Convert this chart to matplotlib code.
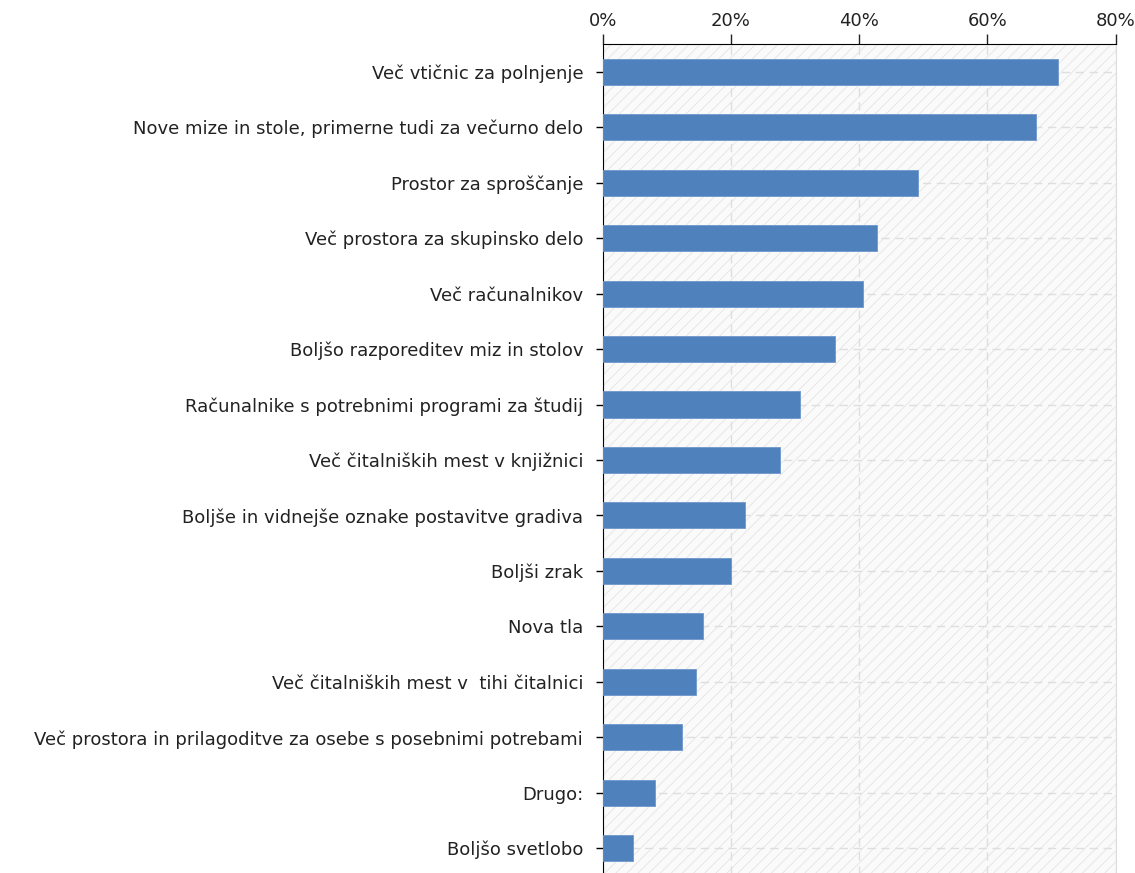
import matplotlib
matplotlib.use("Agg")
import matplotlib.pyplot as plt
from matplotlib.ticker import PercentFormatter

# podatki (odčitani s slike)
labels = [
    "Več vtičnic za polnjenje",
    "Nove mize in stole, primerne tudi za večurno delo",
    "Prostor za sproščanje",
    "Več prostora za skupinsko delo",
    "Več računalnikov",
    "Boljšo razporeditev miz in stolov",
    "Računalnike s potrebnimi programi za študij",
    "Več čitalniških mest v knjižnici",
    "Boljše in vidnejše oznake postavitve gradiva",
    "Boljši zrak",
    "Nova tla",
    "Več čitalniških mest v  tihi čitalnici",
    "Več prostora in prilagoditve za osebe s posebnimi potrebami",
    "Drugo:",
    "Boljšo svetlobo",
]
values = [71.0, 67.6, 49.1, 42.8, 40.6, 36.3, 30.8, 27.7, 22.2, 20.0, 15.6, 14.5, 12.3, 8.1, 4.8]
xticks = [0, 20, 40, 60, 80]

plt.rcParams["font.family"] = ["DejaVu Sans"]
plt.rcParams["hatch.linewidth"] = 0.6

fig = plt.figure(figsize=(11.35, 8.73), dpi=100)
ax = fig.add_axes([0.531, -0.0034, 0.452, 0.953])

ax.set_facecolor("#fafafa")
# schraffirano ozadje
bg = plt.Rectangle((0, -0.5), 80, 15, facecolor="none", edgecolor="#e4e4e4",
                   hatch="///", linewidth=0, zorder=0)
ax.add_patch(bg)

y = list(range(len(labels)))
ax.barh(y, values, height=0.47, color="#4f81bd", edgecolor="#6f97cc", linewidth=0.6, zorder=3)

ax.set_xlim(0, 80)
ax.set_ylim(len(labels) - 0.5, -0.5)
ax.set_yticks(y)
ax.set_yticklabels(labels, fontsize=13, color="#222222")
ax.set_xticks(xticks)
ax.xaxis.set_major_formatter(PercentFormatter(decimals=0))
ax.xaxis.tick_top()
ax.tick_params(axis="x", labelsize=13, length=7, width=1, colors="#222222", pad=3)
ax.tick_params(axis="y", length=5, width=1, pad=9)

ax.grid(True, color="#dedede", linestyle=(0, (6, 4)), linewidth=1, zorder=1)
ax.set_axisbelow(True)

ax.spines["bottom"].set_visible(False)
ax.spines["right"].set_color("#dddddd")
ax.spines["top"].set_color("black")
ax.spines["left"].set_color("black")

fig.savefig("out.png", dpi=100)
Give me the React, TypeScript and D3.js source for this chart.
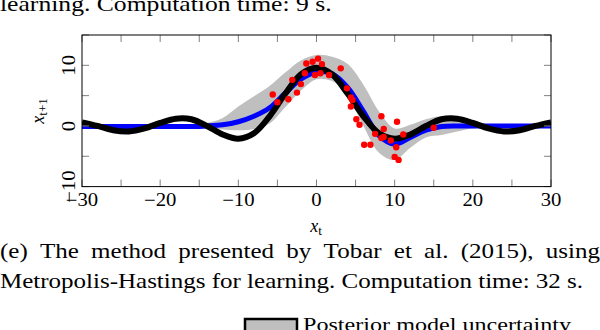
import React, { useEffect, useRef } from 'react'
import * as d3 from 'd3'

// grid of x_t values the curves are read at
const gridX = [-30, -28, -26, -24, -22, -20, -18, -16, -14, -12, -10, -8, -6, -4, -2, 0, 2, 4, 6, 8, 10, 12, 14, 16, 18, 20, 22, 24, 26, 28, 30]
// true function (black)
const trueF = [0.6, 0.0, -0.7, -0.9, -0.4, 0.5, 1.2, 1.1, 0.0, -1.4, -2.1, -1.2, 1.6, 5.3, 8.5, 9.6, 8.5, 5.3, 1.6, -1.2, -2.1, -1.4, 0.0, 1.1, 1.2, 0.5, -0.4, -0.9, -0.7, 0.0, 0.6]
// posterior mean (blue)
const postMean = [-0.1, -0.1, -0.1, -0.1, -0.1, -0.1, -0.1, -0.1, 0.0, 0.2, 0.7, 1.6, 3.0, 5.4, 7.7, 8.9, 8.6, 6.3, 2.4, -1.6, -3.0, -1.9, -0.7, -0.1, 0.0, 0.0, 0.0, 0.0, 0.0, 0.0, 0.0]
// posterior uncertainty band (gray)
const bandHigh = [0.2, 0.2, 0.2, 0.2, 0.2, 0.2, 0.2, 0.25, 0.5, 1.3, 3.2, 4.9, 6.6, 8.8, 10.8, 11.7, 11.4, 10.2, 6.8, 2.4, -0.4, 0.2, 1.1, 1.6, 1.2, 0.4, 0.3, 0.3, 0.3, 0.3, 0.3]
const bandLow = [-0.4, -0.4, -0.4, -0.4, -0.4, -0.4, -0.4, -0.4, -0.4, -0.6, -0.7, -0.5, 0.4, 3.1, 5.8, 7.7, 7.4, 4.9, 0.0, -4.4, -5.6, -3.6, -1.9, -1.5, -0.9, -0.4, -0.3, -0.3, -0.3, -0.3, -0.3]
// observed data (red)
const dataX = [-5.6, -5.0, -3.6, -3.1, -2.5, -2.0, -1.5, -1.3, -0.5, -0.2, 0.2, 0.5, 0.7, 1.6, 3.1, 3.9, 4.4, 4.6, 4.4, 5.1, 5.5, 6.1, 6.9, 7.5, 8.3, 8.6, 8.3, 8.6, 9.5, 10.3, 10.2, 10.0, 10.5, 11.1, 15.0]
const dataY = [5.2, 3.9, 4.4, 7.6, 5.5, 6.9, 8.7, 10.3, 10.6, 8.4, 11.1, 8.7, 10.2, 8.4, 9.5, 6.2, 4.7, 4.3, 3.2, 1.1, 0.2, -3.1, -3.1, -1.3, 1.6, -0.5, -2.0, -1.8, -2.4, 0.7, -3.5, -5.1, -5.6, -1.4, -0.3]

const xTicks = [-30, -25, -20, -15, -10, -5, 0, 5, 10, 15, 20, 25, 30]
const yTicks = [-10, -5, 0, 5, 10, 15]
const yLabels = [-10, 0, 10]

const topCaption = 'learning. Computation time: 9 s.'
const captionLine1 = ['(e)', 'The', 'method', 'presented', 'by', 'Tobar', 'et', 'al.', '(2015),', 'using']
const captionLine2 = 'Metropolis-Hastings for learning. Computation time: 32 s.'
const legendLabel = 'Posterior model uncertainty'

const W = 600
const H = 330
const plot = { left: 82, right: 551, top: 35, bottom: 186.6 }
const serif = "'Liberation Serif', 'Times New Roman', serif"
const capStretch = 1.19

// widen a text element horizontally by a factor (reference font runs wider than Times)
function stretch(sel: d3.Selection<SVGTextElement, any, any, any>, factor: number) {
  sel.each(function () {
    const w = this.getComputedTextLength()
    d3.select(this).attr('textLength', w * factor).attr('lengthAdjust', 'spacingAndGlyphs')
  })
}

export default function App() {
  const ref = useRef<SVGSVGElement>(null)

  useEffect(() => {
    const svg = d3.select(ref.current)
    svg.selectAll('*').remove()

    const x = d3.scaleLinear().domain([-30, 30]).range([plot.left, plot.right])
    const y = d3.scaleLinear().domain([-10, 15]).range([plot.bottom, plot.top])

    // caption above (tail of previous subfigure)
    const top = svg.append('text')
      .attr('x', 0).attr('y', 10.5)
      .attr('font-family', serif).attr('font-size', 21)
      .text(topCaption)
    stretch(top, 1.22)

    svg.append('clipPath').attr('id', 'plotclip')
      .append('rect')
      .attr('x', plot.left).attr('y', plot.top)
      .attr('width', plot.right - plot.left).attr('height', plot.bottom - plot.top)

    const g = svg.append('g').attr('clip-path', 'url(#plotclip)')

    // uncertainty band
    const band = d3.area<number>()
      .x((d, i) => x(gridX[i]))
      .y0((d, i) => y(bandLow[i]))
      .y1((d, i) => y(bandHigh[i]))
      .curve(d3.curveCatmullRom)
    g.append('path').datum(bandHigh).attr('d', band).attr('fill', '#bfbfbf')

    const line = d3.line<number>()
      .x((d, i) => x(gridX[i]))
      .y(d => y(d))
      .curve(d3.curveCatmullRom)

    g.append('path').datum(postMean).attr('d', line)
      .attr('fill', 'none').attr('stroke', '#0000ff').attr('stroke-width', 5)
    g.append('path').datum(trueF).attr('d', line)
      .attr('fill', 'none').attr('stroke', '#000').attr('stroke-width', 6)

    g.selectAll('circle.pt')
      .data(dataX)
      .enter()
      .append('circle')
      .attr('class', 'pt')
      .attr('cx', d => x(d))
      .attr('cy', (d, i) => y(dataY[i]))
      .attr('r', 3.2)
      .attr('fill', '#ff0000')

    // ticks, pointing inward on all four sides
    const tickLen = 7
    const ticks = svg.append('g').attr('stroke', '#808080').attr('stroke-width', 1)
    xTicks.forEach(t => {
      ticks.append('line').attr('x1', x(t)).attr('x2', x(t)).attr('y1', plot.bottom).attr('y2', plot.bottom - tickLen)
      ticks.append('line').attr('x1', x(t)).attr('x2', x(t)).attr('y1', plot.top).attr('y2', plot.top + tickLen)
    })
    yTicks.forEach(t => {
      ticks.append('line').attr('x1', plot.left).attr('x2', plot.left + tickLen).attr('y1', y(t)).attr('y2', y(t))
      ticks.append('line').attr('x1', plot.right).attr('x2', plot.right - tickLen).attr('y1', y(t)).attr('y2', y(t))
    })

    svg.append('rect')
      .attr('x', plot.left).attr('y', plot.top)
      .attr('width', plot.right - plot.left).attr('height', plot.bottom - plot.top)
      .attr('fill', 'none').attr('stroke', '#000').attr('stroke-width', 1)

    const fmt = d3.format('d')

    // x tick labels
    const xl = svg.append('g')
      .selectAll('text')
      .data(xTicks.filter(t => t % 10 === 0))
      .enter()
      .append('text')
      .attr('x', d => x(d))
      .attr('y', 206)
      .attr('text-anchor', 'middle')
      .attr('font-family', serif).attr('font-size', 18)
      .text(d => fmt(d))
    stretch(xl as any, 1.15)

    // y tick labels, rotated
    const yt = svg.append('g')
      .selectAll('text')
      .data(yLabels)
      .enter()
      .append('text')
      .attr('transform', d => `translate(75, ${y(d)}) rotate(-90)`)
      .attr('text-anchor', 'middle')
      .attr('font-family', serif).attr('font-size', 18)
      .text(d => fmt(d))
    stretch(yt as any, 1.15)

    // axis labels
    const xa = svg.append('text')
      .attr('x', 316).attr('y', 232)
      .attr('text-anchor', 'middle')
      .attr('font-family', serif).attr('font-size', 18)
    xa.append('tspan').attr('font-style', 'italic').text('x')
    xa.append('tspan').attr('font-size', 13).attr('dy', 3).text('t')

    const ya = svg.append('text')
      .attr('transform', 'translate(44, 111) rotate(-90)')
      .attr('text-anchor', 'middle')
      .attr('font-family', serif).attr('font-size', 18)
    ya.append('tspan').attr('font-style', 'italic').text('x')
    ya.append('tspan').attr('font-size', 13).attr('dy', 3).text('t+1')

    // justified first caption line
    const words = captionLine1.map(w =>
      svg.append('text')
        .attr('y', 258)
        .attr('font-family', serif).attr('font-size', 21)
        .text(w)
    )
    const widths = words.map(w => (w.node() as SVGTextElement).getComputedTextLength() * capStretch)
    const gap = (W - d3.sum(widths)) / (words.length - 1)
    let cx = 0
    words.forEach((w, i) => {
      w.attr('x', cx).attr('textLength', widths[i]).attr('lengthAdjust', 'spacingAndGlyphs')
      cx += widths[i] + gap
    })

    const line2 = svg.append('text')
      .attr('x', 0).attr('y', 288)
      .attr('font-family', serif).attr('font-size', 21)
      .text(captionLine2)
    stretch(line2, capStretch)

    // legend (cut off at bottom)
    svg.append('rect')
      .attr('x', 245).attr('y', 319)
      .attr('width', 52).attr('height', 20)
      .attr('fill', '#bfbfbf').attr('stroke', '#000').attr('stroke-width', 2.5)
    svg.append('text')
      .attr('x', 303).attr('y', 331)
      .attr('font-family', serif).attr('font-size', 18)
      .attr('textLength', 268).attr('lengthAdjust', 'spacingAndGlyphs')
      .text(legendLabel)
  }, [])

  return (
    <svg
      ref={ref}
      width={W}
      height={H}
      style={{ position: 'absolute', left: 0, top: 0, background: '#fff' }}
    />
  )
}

◆ **REQUEST**: Restate the material word for word from its first line through the line containing "from matplotlib.ticker import", both included; the pictures do not belong in it.

◆ **RESPONSE**:
Convert this chart to matplotlib code.
import matplotlib
matplotlib.use("Agg")
import matplotlib.pyplot as plt
from matplotlib.ticker import PercentFormatter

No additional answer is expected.